The Welsh Government undertook a rigorous due diligence process. While the due diligence work identified some significant risks, the Welsh Government took appropriate measures to mitigate risks where possible through the sale and purchase agreement.
The report concludes that the Welsh Government has established sound governance arrangements to manage its investment on an arm’s length basis, having followed legal advice in establishing a holding company. The Airport has a growth-oriented business plan, although the need for external finance is greater than forecast at the time of the acquisition and progress against the overall business plan has been slower than previously forecast. The Welsh Government has approved commercial loan facilities to the value of £23 million and has commissioned a review of the Airport’s financial health and likely future finance requirements.
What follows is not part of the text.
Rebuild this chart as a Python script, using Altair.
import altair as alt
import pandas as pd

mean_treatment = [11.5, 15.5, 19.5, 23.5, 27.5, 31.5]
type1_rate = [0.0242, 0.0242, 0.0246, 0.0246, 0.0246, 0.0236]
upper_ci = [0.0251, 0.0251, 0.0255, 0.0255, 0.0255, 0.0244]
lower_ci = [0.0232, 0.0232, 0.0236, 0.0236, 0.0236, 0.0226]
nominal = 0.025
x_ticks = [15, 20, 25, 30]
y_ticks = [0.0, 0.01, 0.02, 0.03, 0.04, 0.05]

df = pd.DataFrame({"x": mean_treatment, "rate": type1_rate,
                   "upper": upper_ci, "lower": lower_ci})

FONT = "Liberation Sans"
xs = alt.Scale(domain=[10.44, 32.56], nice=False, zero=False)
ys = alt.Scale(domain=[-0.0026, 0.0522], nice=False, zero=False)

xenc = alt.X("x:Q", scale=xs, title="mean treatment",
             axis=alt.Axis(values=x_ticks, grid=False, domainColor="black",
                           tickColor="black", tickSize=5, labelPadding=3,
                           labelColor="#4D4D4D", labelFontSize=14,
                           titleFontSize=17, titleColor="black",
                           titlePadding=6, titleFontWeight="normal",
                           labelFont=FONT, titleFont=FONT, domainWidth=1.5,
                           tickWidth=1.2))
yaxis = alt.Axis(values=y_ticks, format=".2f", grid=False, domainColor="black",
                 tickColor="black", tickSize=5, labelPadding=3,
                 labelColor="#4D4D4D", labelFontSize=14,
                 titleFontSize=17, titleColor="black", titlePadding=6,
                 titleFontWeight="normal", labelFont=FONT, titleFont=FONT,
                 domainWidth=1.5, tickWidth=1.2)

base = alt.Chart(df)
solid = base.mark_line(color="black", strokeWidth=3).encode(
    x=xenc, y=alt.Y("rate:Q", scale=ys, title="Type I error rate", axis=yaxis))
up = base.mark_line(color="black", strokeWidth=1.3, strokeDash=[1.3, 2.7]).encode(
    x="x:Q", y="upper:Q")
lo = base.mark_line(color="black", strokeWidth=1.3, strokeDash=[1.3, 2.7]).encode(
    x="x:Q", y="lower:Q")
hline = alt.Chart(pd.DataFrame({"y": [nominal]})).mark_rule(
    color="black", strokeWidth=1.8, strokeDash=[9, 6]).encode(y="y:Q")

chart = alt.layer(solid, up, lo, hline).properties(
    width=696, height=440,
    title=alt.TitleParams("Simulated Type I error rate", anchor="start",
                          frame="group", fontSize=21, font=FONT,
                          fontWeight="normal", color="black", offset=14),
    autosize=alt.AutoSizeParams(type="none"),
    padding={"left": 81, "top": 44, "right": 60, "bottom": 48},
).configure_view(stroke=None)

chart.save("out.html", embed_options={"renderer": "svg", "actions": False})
The report notes that there is no formal plan to realise wider benefits from the acquisition of the Airport, but the Airport is working more closely with relevant public sector stakeholders, including the Welsh Government. There have been various developments on a range of issues including transport access, tourism and marketing initiatives. The Airport has also taken action to improve its environmental performance and to address a number of equality-related issues.
The report makes seven recommendations on issues including the relationship between the Welsh Government’s holding company and the Airport operating company, the horizon for business planning, and the development of a long-term strategy for developing the Airport.